Hi Gene, and thank you for the kind words.
Yes, I'm using fixed elevation, about 30 degrees or so. It works quite well for me if you consider that the satellites are rarely above about 45 degrees, and when they are, theyre not at a high elevation for very long.
3 elements on 2 meters is VERY broad. 6 elements on 437 is narrower, but I lose the satellite once it goes above about 60 degrees. So an overhead pass, I lose the bird for a little bit. I lose the satellite (AO-51) to the point I can no longer copy about 5 degrees above the horizon.

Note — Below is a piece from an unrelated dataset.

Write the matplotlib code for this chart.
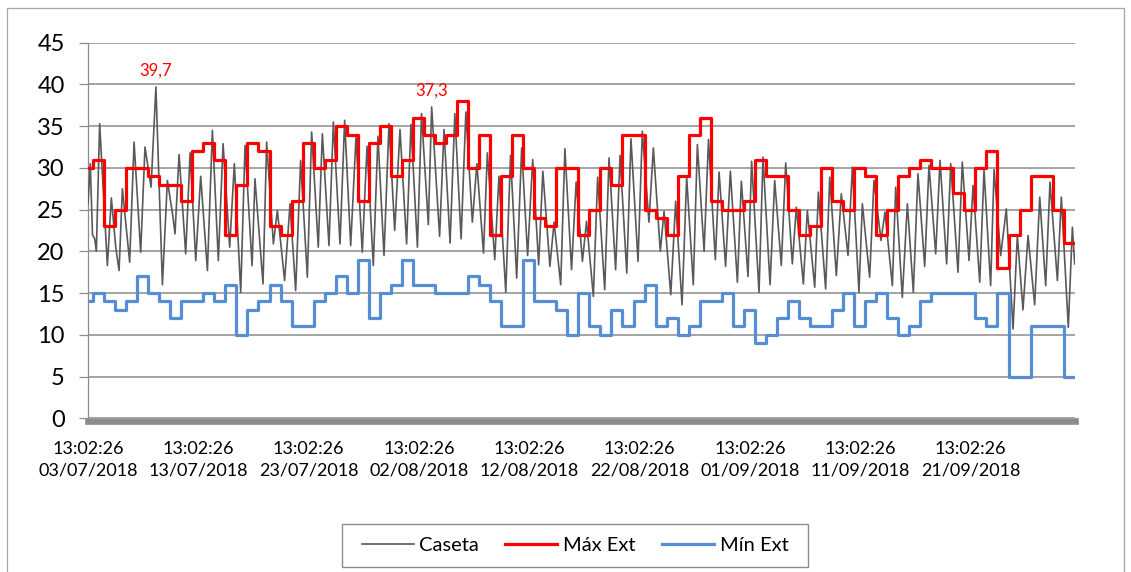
import matplotlib
matplotlib.use("Agg")
import matplotlib.pyplot as plt
import matplotlib.dates as mdates
from matplotlib.patches import Rectangle
import numpy as np
import pandas as pd

plt.rcParams['font.family'] = ['Lato', 'DejaVu Sans']

# ---------------- data ----------------
series_names = ["Caseta", "Máx Ext", "Mín Ext"]
start_time = "2018-07-03 13:02:26"
end_time = "2018-10-01 00:00:00"
day0 = "2018-07-03"

# Caseta: turning points (days since 03/07/2018 00:00, temperature)
caseta_t = [0.5434, 0.75, 0.95, 1.15, 1.30, 1.60, 2.30, 2.66, 3.06, 3.36, 3.66, 4.32, 4.72, 5.32, 5.71,
            6.26, 6.70, 7.29, 7.74, 8.25, 8.43, 8.80, 9.40, 9.80, 10.31, 10.76, 11.37, 11.82, 12.36,
            12.79, 13.39, 13.81, 14.39, 14.78, 15.42, 15.68, 16.41, 16.74, 17.35, 17.71, 18.37, 18.86,
            19.37, 19.82, 20.43, 20.82, 21.42, 21.79, 22.39, 22.79, 23.39, 23.81, 24.36, 24.84, 25.41,
            25.84, 26.41, 26.83, 27.38, 27.83, 28.35, 28.83, 29.43, 29.82, 30.41, 30.78, 31.40, 31.70,
            32.42, 32.82, 33.37, 33.80, 34.37, 34.80, 35.39, 35.80, 36.40, 36.75, 37.42, 37.80, 38.42,
            38.85, 39.41, 39.86, 40.40, 40.86, 41.40, 41.78, 42.42, 42.80, 43.40, 43.78, 44.38, 44.80,
            45.37, 45.74, 46.36, 46.75, 47.39, 47.78, 48.38, 48.78, 49.39, 49.77, 50.41, 50.80, 51.40,
            51.80, 52.43, 52.77, 53.38, 53.82, 54.40, 54.82, 55.42, 55.79, 56.40, 56.80, 57.42, 57.76,
            58.35, 58.78, 59.42, 59.78, 60.38, 60.71, 61.38, 61.74, 62.38, 62.80, 63.40, 63.80, 64.40,
            64.76, 65.40, 65.76, 66.43, 66.76, 67.42, 67.79, 68.39, 68.84, 69.45, 69.84, 70.44, 70.75,
            71.41, 71.80, 72.44, 72.80, 73.47, 73.77, 74.37, 74.83, 75.37, 75.79, 76.40, 76.79, 77.40,
            77.79, 78.39, 78.76, 79.42, 79.81, 80.42, 80.78, 81.39, 81.78, 82.38, 82.69, 83.29, 83.80,
            84.41, 84.80, 85.31, 85.77, 86.37, 86.83, 87.37, 87.76, 88.43, 88.79, 89.42, 89.79, 90.00]
caseta_v = [25.7, 30.5, 22.0, 21.5, 20.0, 35.3, 18.3, 26.4, 20.5, 17.7, 27.5, 18.7, 33.1, 19.9, 32.5,
            27.7, 39.7, 16.0, 28.5, 24.1, 22.1, 31.6, 19.7, 31.8, 18.9, 29.0, 17.7, 34.5, 18.9,
            32.9, 20.5, 30.5, 15.1, 32.7, 18.3, 28.7, 16.1, 33.1, 20.9, 24.9, 16.5, 25.7,
            15.3, 30.9, 16.9, 34.3, 20.5, 34.1, 20.7, 35.5, 20.9, 35.7, 20.7, 33.7, 19.9,
            32.6, 18.3, 33.8, 19.5, 35.3, 22.5, 34.6, 20.9, 35.2, 20.5, 36.5, 23.2, 37.3,
            21.8, 34.6, 21.0, 36.5, 21.5, 36.7, 23.5, 30.5, 19.8, 31.8, 19.0, 29.0, 15.1,
            31.5, 16.8, 32.4, 19.5, 31.0, 18.4, 29.6, 18.2, 23.5, 16.0, 32.3, 17.8, 28.3,
            18.8, 23.6, 14.6, 28.9, 15.4, 31.2, 17.8, 31.5, 17.4, 33.5, 18.8, 34.4, 23.5,
            32.4, 20.0, 24.8, 14.8, 26.0, 13.6, 28.9, 16.0, 32.8, 20.0, 33.4, 19.0, 29.5,
            18.2, 29.6, 16.3, 28.4, 17.0, 30.8, 15.1, 31.3, 16.0, 28.5, 18.3, 30.6, 18.5,
            25.3, 16.1, 24.9, 15.7, 27.1, 15.5, 28.9, 17.1, 26.9, 19.5, 30.1, 15.1, 25.7,
            16.9, 28.5, 21.3, 24.7, 15.9, 27.7, 14.5, 25.7, 15.1, 29.3, 18.2, 30.3, 19.7,
            30.9, 18.5, 30.5, 17.5, 30.7, 18.9, 27.9, 16.3, 29.7, 15.9, 29.8, 19.5, 25.1,
            10.7, 21.9, 13.0, 21.9, 13.6, 26.5, 15.9, 28.3, 16.5, 26.5, 10.9, 22.9, 18.5]

# Daily outdoor max / min (one value per day, 03/07 .. 30/09)
max_ext = [30, 31, 23, 25, 30, 30, 29, 28, 28, 26, 32, 33, 31, 22, 28, 33, 32, 23, 22, 26,
           33, 30, 31, 35, 34, 26, 33, 35, 29, 31, 36, 34, 33, 34, 38, 30, 34, 22, 29, 34,
           30, 24, 23, 30, 30, 22, 25, 30, 28, 34, 34, 25, 24, 22, 29, 34, 36, 26, 25, 25,
           26, 31, 29, 29, 25, 22, 23, 30, 26, 25, 30, 29, 22, 25, 29, 30, 31, 30, 30, 27,
           25, 30, 32, 18, 22, 25, 29, 29, 25, 21]
min_ext = [14, 15, 14, 13, 14, 17, 15, 14, 12, 14, 14, 15, 14, 16, 10, 13, 14, 16, 14, 11,
           11, 14, 15, 17, 15, 19, 12, 15, 16, 19, 16, 16, 15, 15, 15, 17, 16, 14, 11, 11,
           19, 14, 14, 13, 10, 15, 11, 10, 13, 11, 14, 16, 11, 12, 10, 11, 14, 14, 15, 11,
           13, 9, 10, 12, 14, 12, 11, 11, 13, 15, 11, 14, 15, 12, 10, 11, 14, 15, 15, 15,
           15, 12, 11, 15, 5, 5, 11, 11, 11, 5]

labelled_values = [39.7, 37.3]
y_ticks = list(range(0, 50, 5))
tick_step_days = 10

# ---------------- figure ----------------
W, H = 1131, 572
fig = plt.figure(figsize=(W / 100, H / 100), dpi=100)
ax = fig.add_axes([88 / W, 1 - 418.3 / H, (1074.7 - 88) / W, (418.3 - 42.7) / H])

base = pd.Timestamp(day0)
t_start = pd.Timestamp(start_time)
t_end = pd.Timestamp(end_time)

cx = (base + pd.to_timedelta(caseta_t, unit="D")).to_numpy()
days = pd.date_range(day0, periods=len(max_ext), freq="D")
step_x = np.append(days.to_numpy(), np.datetime64(t_end))
max_y = max_ext + [max_ext[-1]]
min_y = min_ext + [min_ext[-1]]

grid_col = "#8c8c8c"
c_cas, c_max, c_min = "#595959", "#ff0000", "#558ed5"

ax.plot(cx, caseta_v, color=c_cas, lw=1.2, zorder=3, label=series_names[0])
ax.plot(step_x, max_y, drawstyle="steps-post", color=c_max, lw=2.3, zorder=4,
        label=series_names[1])
ax.plot(step_x, min_y, drawstyle="steps-post", color=c_min, lw=2.3, zorder=5,
        label=series_names[2])

for val in labelled_values:
    i = int(np.argmin(np.abs(np.array(caseta_v) - val)))
    ax.annotate(f"{caseta_v[i]:.1f}".replace(".", ","), xy=(cx[i], caseta_v[i]),
                xytext=(0, 11.5), textcoords="offset points", ha="center", va="center",
                color=c_max, fontsize=12)

ax.set_ylim(0, 45)
ax.set_yticks(y_ticks)
ax.set_xlim(np.datetime64(t_start), np.datetime64(t_end))
xt = pd.date_range(t_start, t_end, freq=f"{tick_step_days}D")
ax.set_xticks(xt.to_numpy())
ax.xaxis.set_major_formatter(mdates.DateFormatter("%H:%M:%S\n%d/%m/%Y"))

ax.yaxis.grid(True, color=grid_col, lw=1.1, zorder=1)
ax.set_axisbelow(True)
for s in ("top", "right"):
    ax.spines[s].set_visible(False)
ax.spines["left"].set_color(grid_col)
ax.spines["left"].set_linewidth(0.9)
ax.spines["bottom"].set_color(grid_col)
ax.spines["bottom"].set_linewidth(4.8)
ax.spines["bottom"].set_position(("outward", 2.3))

ax.tick_params(axis="y", direction="out", length=6.3, width=0.9, color=grid_col,
               pad=10.5, labelsize=17, labelcolor="black")
ax.tick_params(axis="x", length=0, pad=14, labelsize=13, labelcolor="black")
for lab in ax.get_xticklabels():
    lab.set_linespacing(1.45)

# legend
fs = 14.5
fs_px = fs * 100 / 72
leg = fig.legend(loc="center", bbox_to_anchor=(575 / W, 1 - 545.5 / H),
                 bbox_transform=fig.transFigure, ncol=3, frameon=False, fontsize=fs,
                 handlelength=52 / fs_px, handletextpad=6 / fs_px, columnspacing=26 / fs_px)
fig.add_artist(Rectangle((342 / W, 1 - 567 / H), (808 - 342) / W, (567 - 524) / H,
                         transform=fig.transFigure, fill=False, ec=grid_col, lw=1.0))
# outer chart border
fig.add_artist(Rectangle((7 / W, -0.02), (1124 - 7) / W, 1 - 8 / H + 0.02,
                         transform=fig.transFigure, fill=False, ec="#a6a6a6", lw=0.9))

fig.savefig("out.png", dpi=100)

The gain on S band is greater, so the beamwidth is narrower, however, the signal strength on 2400 is so strong, I actually hear the bird BETTER on S band than I do on 70 cm. I get it a LOT better, except when its toward the south, where I have trees that are fairly close (less than 100 feet) away from the antennas. When the 2400 MHz antenna is looking RIGHT at the satellite, the signal strength meter on my FT-817 is full scale, and totally full quieting. When the satellite is between the trees and my northern horizon, I get it at least S-9 and full quieting until it gets to about 5-6 degrees above the northern horizon, but I can still copy it at 3 degrees above the horizon. I think a lot of the success I'm having is because the front end is so sensitive. I looked at it with a calibrated signal generator, radiating into a halfwave dipole radiator on the generator about 5 feet or so away from the converter, and although how much signal I was feeding the generator, I dont remember exactly, it was VERY low, on the order of -50 or -60 dbm. Remember, this was radiated from the generator, as the converter does not have a spigot to actually physically connect the generator to actually measure its sensitivity.

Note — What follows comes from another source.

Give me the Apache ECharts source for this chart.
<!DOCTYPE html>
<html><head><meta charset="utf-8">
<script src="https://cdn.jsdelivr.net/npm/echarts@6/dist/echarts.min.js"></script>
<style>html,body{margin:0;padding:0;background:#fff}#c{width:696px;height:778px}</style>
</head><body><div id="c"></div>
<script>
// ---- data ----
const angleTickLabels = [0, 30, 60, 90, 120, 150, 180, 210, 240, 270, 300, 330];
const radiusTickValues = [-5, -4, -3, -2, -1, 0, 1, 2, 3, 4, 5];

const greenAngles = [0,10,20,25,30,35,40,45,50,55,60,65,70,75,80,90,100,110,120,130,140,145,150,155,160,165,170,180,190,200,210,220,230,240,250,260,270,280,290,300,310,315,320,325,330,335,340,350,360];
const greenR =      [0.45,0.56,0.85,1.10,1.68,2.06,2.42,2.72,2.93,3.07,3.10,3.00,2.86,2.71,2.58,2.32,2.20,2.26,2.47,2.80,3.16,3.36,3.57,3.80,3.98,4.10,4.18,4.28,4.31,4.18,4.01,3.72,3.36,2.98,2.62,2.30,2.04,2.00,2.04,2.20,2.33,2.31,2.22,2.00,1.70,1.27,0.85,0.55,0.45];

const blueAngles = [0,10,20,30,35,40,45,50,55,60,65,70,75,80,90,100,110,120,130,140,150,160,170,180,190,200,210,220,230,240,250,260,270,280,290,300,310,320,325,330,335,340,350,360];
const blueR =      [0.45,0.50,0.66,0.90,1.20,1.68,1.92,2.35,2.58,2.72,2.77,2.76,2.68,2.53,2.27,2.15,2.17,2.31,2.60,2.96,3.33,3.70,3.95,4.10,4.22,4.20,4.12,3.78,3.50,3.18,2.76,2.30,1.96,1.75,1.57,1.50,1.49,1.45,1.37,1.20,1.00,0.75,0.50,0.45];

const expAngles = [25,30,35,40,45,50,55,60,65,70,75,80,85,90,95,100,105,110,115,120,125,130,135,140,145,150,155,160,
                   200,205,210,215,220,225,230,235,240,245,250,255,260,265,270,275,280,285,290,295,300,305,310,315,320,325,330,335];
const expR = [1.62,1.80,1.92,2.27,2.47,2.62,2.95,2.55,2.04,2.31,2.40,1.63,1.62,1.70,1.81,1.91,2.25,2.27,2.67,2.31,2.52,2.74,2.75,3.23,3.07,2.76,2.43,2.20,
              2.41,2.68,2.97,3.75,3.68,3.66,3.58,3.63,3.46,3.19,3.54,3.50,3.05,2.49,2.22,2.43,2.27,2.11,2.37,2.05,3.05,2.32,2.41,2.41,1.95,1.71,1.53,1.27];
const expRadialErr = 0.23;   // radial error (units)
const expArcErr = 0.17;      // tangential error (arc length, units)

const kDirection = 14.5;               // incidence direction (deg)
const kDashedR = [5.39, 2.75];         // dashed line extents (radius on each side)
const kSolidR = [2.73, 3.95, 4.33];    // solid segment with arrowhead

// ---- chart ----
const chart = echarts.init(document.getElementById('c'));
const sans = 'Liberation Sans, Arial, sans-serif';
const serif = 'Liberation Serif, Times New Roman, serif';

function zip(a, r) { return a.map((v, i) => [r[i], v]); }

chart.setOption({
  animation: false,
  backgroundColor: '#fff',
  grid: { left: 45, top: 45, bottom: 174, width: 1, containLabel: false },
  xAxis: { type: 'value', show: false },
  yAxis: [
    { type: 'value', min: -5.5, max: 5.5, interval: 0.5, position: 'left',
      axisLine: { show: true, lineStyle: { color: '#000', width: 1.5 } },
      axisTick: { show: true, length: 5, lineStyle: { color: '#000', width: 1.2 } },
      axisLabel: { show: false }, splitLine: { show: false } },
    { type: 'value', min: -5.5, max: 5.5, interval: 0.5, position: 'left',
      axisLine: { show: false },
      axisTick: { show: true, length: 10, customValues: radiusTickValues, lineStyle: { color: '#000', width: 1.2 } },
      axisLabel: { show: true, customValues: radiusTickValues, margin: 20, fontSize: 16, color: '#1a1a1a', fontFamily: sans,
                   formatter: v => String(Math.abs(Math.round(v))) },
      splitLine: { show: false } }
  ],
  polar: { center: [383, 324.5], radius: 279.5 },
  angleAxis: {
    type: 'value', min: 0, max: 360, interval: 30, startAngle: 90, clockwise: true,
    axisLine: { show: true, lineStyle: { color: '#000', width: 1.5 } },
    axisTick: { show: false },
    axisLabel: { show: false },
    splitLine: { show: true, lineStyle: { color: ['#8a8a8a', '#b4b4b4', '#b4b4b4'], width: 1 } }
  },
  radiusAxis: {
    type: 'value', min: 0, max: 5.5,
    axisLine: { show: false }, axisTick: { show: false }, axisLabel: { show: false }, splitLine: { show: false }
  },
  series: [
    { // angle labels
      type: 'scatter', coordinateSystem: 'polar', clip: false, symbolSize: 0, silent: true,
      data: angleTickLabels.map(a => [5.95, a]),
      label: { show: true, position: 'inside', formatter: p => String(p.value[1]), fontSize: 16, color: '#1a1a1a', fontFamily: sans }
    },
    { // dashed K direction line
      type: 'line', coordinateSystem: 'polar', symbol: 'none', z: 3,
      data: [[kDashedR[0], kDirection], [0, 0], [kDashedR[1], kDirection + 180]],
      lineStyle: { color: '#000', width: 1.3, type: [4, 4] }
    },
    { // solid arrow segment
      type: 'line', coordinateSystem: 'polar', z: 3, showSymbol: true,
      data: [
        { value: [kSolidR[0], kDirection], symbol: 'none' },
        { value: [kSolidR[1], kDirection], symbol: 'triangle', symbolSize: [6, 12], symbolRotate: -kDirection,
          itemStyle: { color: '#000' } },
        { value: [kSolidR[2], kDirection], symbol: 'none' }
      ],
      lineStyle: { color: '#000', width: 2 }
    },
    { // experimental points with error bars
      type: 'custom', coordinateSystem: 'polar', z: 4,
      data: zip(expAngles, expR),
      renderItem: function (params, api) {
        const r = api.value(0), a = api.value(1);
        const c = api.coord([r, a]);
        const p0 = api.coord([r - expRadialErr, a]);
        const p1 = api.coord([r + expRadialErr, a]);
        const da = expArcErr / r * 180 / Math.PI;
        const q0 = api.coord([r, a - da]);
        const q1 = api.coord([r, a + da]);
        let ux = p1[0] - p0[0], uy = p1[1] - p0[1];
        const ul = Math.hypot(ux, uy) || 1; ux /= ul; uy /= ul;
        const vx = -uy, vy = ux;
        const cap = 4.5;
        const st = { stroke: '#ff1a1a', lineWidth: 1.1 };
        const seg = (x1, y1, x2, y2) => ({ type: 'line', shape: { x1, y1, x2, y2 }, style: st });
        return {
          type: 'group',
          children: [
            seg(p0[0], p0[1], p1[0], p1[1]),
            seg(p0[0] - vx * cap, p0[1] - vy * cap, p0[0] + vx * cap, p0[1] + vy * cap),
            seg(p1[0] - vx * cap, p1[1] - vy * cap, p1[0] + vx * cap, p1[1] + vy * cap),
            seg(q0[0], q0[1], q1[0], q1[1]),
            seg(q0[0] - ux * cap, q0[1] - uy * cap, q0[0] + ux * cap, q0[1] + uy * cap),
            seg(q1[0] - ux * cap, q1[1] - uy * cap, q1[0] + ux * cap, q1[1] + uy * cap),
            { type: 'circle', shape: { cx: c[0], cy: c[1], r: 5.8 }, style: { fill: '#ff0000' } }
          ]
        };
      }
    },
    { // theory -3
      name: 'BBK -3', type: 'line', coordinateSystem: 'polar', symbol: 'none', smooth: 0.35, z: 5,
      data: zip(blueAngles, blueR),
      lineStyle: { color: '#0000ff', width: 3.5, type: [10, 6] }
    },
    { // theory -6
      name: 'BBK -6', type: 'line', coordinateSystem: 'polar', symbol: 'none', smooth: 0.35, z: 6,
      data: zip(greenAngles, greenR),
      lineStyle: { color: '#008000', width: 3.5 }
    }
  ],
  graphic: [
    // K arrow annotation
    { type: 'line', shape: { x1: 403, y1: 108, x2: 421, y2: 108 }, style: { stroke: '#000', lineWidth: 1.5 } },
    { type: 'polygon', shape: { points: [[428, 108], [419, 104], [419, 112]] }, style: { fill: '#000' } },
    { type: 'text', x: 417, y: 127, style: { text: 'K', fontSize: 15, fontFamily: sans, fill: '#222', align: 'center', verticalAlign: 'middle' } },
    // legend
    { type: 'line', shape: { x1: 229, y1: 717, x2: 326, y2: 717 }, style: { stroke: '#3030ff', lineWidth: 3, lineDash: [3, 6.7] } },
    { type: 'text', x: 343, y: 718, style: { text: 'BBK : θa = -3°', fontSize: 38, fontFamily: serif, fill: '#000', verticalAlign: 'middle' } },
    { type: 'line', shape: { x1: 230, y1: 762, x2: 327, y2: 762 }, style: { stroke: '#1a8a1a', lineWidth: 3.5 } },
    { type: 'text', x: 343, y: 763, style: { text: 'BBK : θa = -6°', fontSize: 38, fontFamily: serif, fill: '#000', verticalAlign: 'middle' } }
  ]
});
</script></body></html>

The antennas are elevated and all of the support structure above the rotator is 1 inch ID PVC pipe. I raised it as far as I have above the rotator to keep the rotator out of the 2 meter field. I HAD the 2 meter elements vertical when I first put it up, but swapped polarization because I wanted to work some terrestrial 2 meter SSB. I probably could shorten the vertical support some, but it seems to be working ok the way it is. I may replace the rotator with a larger ham rotator and I also have a U-110 that I can use as an elevation rotator, but thats a lot of weight to put up, and would no longer be a one man job putting it up and taking it down.
The antennas are quite small, and the wind load is so little, I dont think that little bit of height above the rotator will not have any ill effect. The crossboom is about 3 feet above the rotator.
One thing I did not say in the article, because it was mainly about S band, but I've found that using an insulated support structure makes a difference, no matter what plane the antenna is in. Even with the 70 cm elements perpendicular to the support arm, I gained a couple S-units on the downlink changing from metal to the PVC. I recommend plastic ANYWHERE near the antenna proper.
Michael Heim ARS KD0AR
----- Original Message ---- From: WB2LLP wb2llp@optonline.net To: Michael Heim kd0ar@sbcglobal.net Sent: Friday, March 20, 2009 4:05:46 PM Subject: Re: [amsat-bb] 2400 MHz
Mike,
I enjoyed your article in the new AMSAT journal and have been pouring over the picture on the front cover. It would appear that you have the "Bruninga fixed elevation" and I will be installing one shortly. However I do have two questions: Bob's argument was based on having a rather wide beam width on the antennas which I suspect you have on the 144 and 432 antennas. I was surprised that the S band antenna had a wide enough beam width considering the number of directors.
You appear to have elevated the antenna a couple of feet above the rotator which puts more of a strain on the rotator bearings and mast. Are you trying to get away from all the metal at the top of the pipe mast or is there something else I do not understand?